OBJECTIVE:
Pictures are not part of the copy. Retype the lines from the first one through the line that contains "plt.rcParams['font.family'] = ['Noto".

SOURCE EXCERPT:

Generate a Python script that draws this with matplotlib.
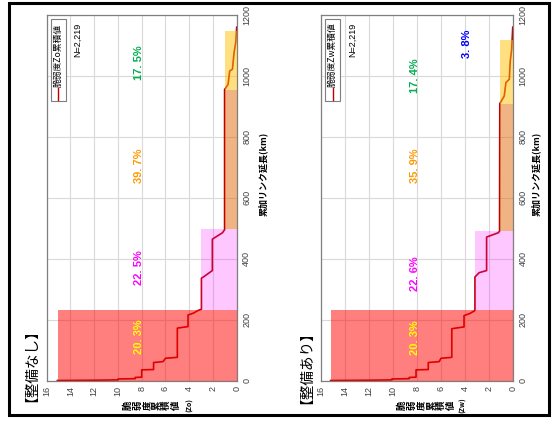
import matplotlib.pyplot as plt
from matplotlib.patches import Rectangle
from matplotlib.lines import Line2D

plt.rcParams['font.family'] = ['Noto Sans CJK JP', 'DejaVu Sans']

# labels
titles = ['【整備なし】', '【整備あり】']
legend_labels = ['脆弱度Zo累積値', '脆弱度Zw累積値']
ylabel_chars = '脆弱度累積値'
ylabel_units = ['(Zo)', '(Zw)']
xlabel = '累加リンク延長(km)'
n_label = 'N=2,219'

v_ticks = [0, 2, 4, 6, 8, 10, 12, 14, 16]
l_ticks = [0, 200, 400, 600, 800, 1000, 1200]

# cumulative curve: link length (km) and vulnerability value
len_before = [0, 1, 2, 5, 6, 10, 11, 35, 36, 59, 62, 73, 76, 172, 177, 215, 221, 230, 234,
              336, 340, 361, 464, 485, 495, 955, 972, 1016, 1022, 1077, 1110, 1160]
val_before = [15.1, 12.0, 10.0, 10.0, 8.55, 8.55, 8.0, 8.0, 7.0, 7.0, 6.2, 6.0, 5.0, 5.0, 4.1, 4.1,
              3.65, 3.25, 2.97, 2.97, 2.8, 2.05, 2.05, 1.2, 1.02, 1.02, 0.73, 0.59, 0.36, 0.22, 0.08, 0.0]
len_after = [0, 1, 2, 5, 6, 10, 11, 35, 36, 59, 62, 73, 76, 170, 176, 213, 220, 229, 233,
             340, 354, 361, 471, 485, 490, 909, 934, 978, 989, 1049, 1087, 1160]
val_after = [15.2, 12.0, 10.1, 10.1, 8.65, 8.65, 8.08, 8.08, 7.06, 7.06, 6.15, 6.0, 5.1, 5.1, 4.08, 4.08,
             3.6, 3.2, 3.17, 3.17, 2.82, 2.2, 2.2, 1.23, 1.12, 1.1, 0.73, 0.59, 0.31, 0.23, 0.11, 0.02]

# coloured bands
band_start_before = [0, 232, 497, 955]
band_end_before = [232, 497, 955, 1146]
band_height_before = [15.05, 3.0, 1.0, 0.95]
band_start_after = [0, 232, 492, 909]
band_end_after = [232, 492, 909, 1117]
band_height_after = [15.2, 3.15, 1.1, 1.1]
band_colors = ['#ff0000', '#ff00ff', '#e26b0a', '#ffc000']
band_alpha = [0.5, 0.22, 0.5, 0.5]

# share labels
share_before = ['20. 3%', '22. 5%', '39. 7%', '17. 5%']
share_len_before = [143, 370, 705, 1044]
share_val_before = [8.2, 8.2, 8.2, 8.2]
share_after = ['20. 3%', '22. 6%', '35. 9%', '17. 4%', '3. 8%']
share_len_after = [140, 350, 705, 1001, 1104]
share_val_after = [8.2, 8.2, 8.2, 8.2, 3.8]
share_colors = ['#ffff00', '#ff00ff', '#ff9900', '#00b050', '#0000ff']

W, H = 552, 423
fig = plt.figure(figsize=(W / 100, H / 100), dpi=100)


def px(x, y):
    return x / W, 1 - y / H


panels = [
    dict(rect=[46.7, 15, 190, 365.5], lens=len_before, vals=val_before,
         bs=band_start_before, be=band_end_before, bh=band_height_before,
         st=share_before, sl=share_len_before, sv=share_val_before,
         title_xy=(24, 358), ylab_x=128, ylab_step=9.5, unit_x=190, xlab_x=1.138),
    dict(rect=[321, 15, 192, 365.5], lens=len_after, vals=val_after,
         bs=band_start_after, be=band_end_after, bh=band_height_after,
         st=share_after, sl=share_len_after, sv=share_val_after,
         title_xy=(299, 360), ylab_x=402, ylab_step=9.8, unit_x=463, xlab_x=1.12),
]

for i, p in enumerate(panels):
    x0, y0, w, h = p['rect']
    ax = fig.add_axes([x0 / W, 1 - (y0 + h) / H, w / W, h / H])
    ax.set_xlim(16, 0)
    ax.set_ylim(0, 1200)
    ax.set_axisbelow(True)
    ax.grid(True, color='#d9d9d9', lw=0.8)

    ax.plot(p['vals'], p['lens'], color='#c00000', lw=1.2, zorder=2)
    for k in range(len(p['bs'])):
        ax.fill_betweenx([p['bs'][k], p['be'][k]], 0, p['bh'][k],
                         color=band_colors[k], alpha=band_alpha[k], lw=0, zorder=3)

    for k in range(len(p['st'])):
        ax.text(p['sv'][k], p['sl'][k], p['st'][k], color=share_colors[k], rotation=90,
                ha='center', va='center', fontsize=8, fontweight='bold',
                family=['Liberation Sans', 'DejaVu Sans'], zorder=5)

    ax.text(0.165, 0.932, n_label, transform=ax.transAxes, rotation=90, ha='center',
            va='center', fontsize=6.5, family=['Liberation Sans', 'DejaVu Sans'])

    # legend drawn by hand (rotated)
    ax.add_patch(Rectangle((0.022, 0.765), 0.078, 0.224, transform=ax.transAxes,
                           facecolor='white', edgecolor='#7f7f7f', lw=0.8, zorder=6))
    ax.add_line(Line2D([0.06, 0.06], [0.768, 0.800], transform=ax.transAxes,
                       color='#c00000', lw=1, zorder=7))
    ax.text(0.06, 0.802, legend_labels[i], transform=ax.transAxes, rotation=90,
            ha='center', va='bottom', fontsize=6.3, zorder=7)

    ax.set_xticks(v_ticks)
    ax.set_xticklabels([str(v) for v in v_ticks], rotation=90, fontsize=6.5, color='#404040',
                       family=['Liberation Sans', 'DejaVu Sans'])
    ax.yaxis.tick_right()
    ax.set_yticks(l_ticks)
    ax.set_yticklabels([str(v) for v in l_ticks], rotation=90, fontsize=6.5, color='#404040',
                       va='center', family=['Liberation Sans', 'DejaVu Sans'])
    ax.tick_params(axis='both', length=0, pad=4)
    for s in ax.spines.values():
        s.set_color('#7f7f7f')
        s.set_linewidth(0.9)

    ax.text(p['xlab_x'], 0.565, xlabel, transform=ax.transAxes, rotation=90,
            ha='center', va='center', fontsize=6.5, fontweight='bold')

    # stacked vertical y-label
    for k, ch in enumerate(ylabel_chars):
        fig.text(*px(p['ylab_x'] + k * p['ylab_step'], 405), ch, rotation=90,
                 ha='center', va='center', fontsize=6.8, fontweight='bold')
    fig.text(*px(p['unit_x'], 405), ylabel_units[i], rotation=90, ha='center',
             va='center', fontsize=5, fontweight='bold')

    fig.text(*px(*p['title_xy']), titles[i], rotation=90, ha='center', va='center',
             fontsize=10.5)

fig.add_artist(Rectangle(px(8.5, 415), (549 - 8.5) / W, (415 - 3.5) / H,
                         transform=fig.transFigure, fill=False, lw=2.2, color='black'))

fig.savefig('out.png', dpi=100)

EXERCISE OUTPUT:
Generate a Python script that draws this with matplotlib.
import matplotlib.pyplot as plt
from matplotlib.patches import Rectangle
from matplotlib.lines import Line2D

plt.rcParams['font.family'] = ['Noto Sans CJK JP', 'DejaVu Sans']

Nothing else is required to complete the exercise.